A couple of things that are both good and bad - it's on a state route just outside a little town and there are quite a few neighbors. It's bad because we're used to backroads, more privacy, and fewer neighbors. But it's good because we hope to sell our products (beef, pork, eggs, pumpkins, gourds, & crafts, too), so those neighbors, the drivers on the state route, and the people in the nearby town are potential friends and customers!
We don't have a name for it yet. I have come up with a few ideas, but DH isn't crazy about any of them. I hope we can come up with a good name so I can make us a farm sign and get it up this spring!
The house:
The house and garage. There used to be a garage under the house - that's why you see the concrete walls and slope down under the side porch. It now just has a man door. That old garage area is where I hope to set up our meat freezers, egg fridge, and sell our products from.
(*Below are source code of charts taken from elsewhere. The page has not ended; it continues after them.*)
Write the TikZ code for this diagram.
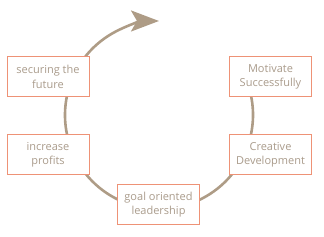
\documentclass[tikz,border=0pt]{standalone}
\usepackage{fontspec}
\setmainfont{Open Sans}
\usetikzlibrary{arrows.meta}
\definecolor{ringbrown}{RGB}{174,156,134}
\definecolor{boxsalmon}{RGB}{238,146,118}
\definecolor{textbrown}{RGB}{170,156,140}
\begin{document}
\begin{tikzpicture}[x=1pt,y=1pt,font=\fontsize{11}{14.5}\selectfont,
  stepbox/.style={draw=boxsalmon,line width=1pt,fill=white,text=textbrown,
    minimum width=82pt,minimum height=40pt,align=center,inner sep=0pt}]
  \useasboundingbox (0,0) rectangle (324,237);
  \draw[ringbrown,line width=2.6pt,-{Stealth[length=28pt,width=21pt,inset=6pt]}]
    (159,122) ++(30:94) arc [start angle=30,end angle=-270,radius=94];
  \node[stepbox] (secure) at (48,160) {securing the\\future};
  \node[stepbox] (motivate) at (270.5,160) {Motivate\\Successfully};
  \node[stepbox] (profits) at (48,82) {increase\\profits};
  \node[stepbox] (creative) at (270.5,82) {Creative\\Development};
  \node[stepbox] (goal) at (158.5,32.5) {goal oriented\\leadership};
\end{tikzpicture}
\end{document}
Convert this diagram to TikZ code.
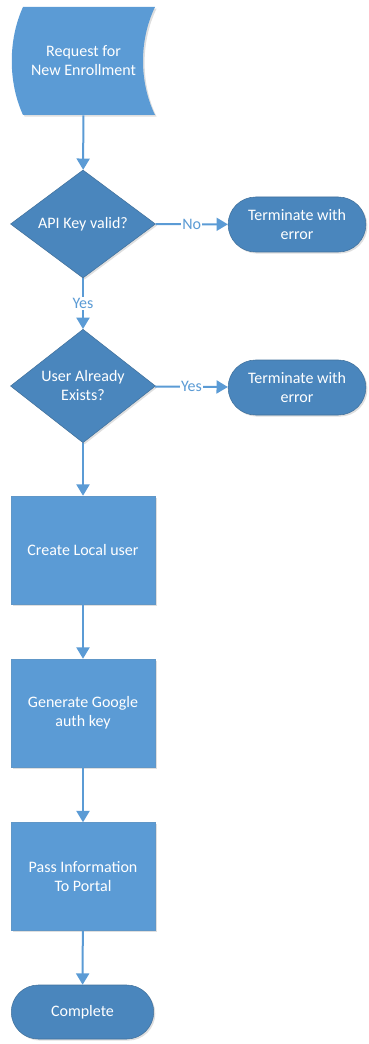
\documentclass[tikz,border=0pt]{standalone}
\usepackage{fontspec}
\setmainfont{Carlito}
\usetikzlibrary{arrows.meta,shapes.geometric,shapes.misc,shadows}
\definecolor{boxblue}{RGB}{91,155,213}
\definecolor{darkblue}{RGB}{74,134,189}
\definecolor{edgeblue}{RGB}{65,113,156}
\tikzset{
	txt/.style={text=white,font=\fontsize{12}{14.25}\selectfont,align=center},
	shade/.style={drop shadow={opacity=0.25,shadow xshift=1.2pt,shadow yshift=-1.2pt}},
	process/.style={txt,shade,rectangle,fill=boxblue,draw=boxblue!85!gray,minimum width=108pt,minimum height=81pt},
	decision/.style={txt,shade,diamond,fill=darkblue,draw=edgeblue,minimum width=108.75pt,minimum height=81pt,inner sep=0pt},
	termin/.style={txt,shade,rounded rectangle,fill=darkblue,draw=edgeblue,minimum width=110pt,minimum height=41.25pt},
	link/.style={draw=boxblue,line width=1.5pt,-{Triangle[width=9.75pt,length=8.5pt]}},
	lbl/.style={fill=white,text=boxblue,font=\fontsize{12}{14}\selectfont,inner sep=1pt}
}

\begin{document}
\begin{tikzpicture}[x=0.75pt,y=-0.75pt]
			\useasboundingbox (0,0) rectangle (368,1044);
			\fill[boxblue,shade] (23,7) -- (155,7) .. controls (139,40) and (139,82) .. (155,115) -- (23,115) .. controls (8,82) and (8,40) .. (23,7) -- cycle;
			\node[txt,minimum width=107.25pt,minimum height=81pt] (req) at (83.5,61) {Request for\\New Enrollment};
			\node[decision] (key) at (83,224) {API Key valid?};
			\node[termin] (err1) at (297,224.5) {Terminate with\\error};
			\node[decision] (exists) at (83,386) {User Already\\Exists?};
			\node[termin] (err2) at (297,387.5) {Terminate with\\error};
			\node[process] (create) at (83,550) {Create Local user};
			\node[process] (gauth) at (83,713) {Generate Google\\auth key};
			\node[process] (pass) at (83,876.5) {Pass Information\\To Portal};
			\node[termin,minimum width=113.5pt,minimum height=40.5pt] (done) at (82.5,1012) {Complete};
			\draw[link] (req) -- (key);
			\draw[link] (key) -- node[lbl]{No} (err1);
			\draw[link] (key) -- node[lbl]{Yes} (exists);
			\draw[link] (exists) -- node[lbl]{Yes} (err2);
			\draw[link] (exists) -- (create);
			\draw[link] (create) -- (gauth);
			\draw[link] (gauth) -- (pass);
			\draw[link] (pass) -- (done);
		\end{tikzpicture}
\end{document}
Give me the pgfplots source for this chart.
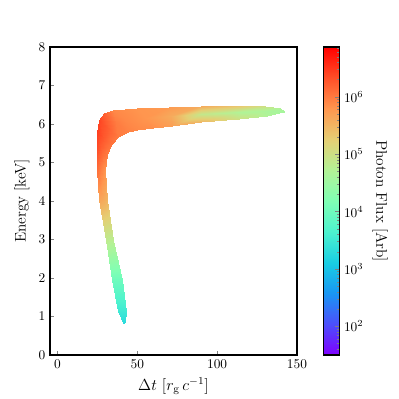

The garage and outdoor woodburner:
Out behind the house is this awesome fenced in play area! It will be great for our nephew... and someday kids of our own (who am I kidding - I'll probably play there, too! lol
Side yard and little shed. The chickens' permanent coop will end up over here somewhere, but they'll live in a chicken tractor of some kind and will be rotated through the pasture in the summer.
Other side yard. This is where I'm planning to plant my vegetable garden this spring. I'll have to plant some trees along the road, though - I prefer not to have people driving by and watching me in the garden (I'm weird like that
This is the field behind the house. They had been mowing it like a yard (it's nearly 4 acres!). This will become pasture for sure, once we get to building fence (we'll have lots of fence to build since it will be split up into smaller paddocks to facilitate our rotational grazing).
This was taken from the field, looking back towards the house (it's on the other side of those big pines).
This was the house in the snow about a month or so ago (I snapped this pic driving past it on my way to work).